The Russian invasion of Ukraine has upended not only his life, but the lives of all Ukrainians, and now Golubei is solely focused on the other refugees that he is trying to help.
“You know, do you have experience when you have a plan? Plan on vacation? Plan next week? I have a lot of plans and now my plans are just the next right action,” he said. “Last Wednesday, I had a plan with my wife. We went to buy pets, two rats in a zoo shop, it was our plan, and we were thinking which of them we wanted to buy the next day, and the next day the war started and so all of my plans are just ruined. So I try to be as busy as I could all day long, calling somebody, typing, put post, go to the train station, talk to the people.”

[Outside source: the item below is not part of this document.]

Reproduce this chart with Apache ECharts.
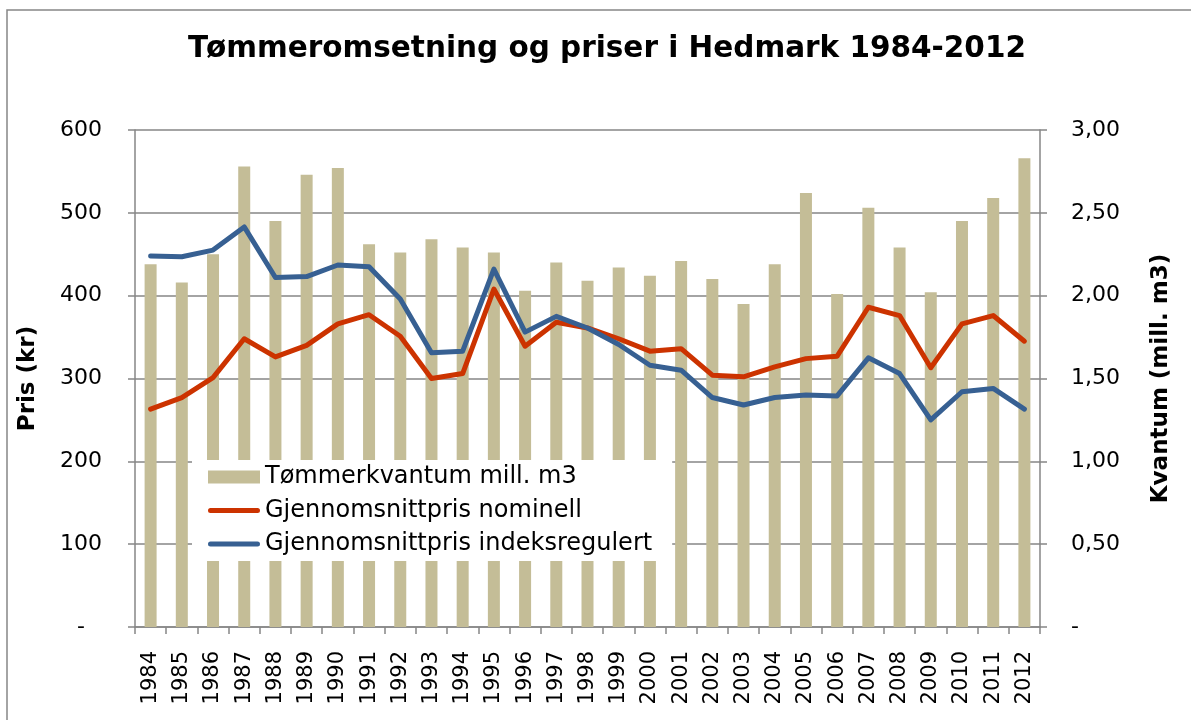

Golubei said most of his friends have decided to stay in Kyiv and Kharkiv and are ready to die for Ukraine.
He is heartbroken by the images he is receiving from friends and family of bomb shelters that have been set up in the place where he calls home.
“I have just one question — why?” Golubei said. “I couldn’t explain myself why Vladimir Putin started doing this because if he had all the power in the world he could build a university, he could start an educational program, he could do everything with the money that he’s got. Why did he start the war? I don’t understand.”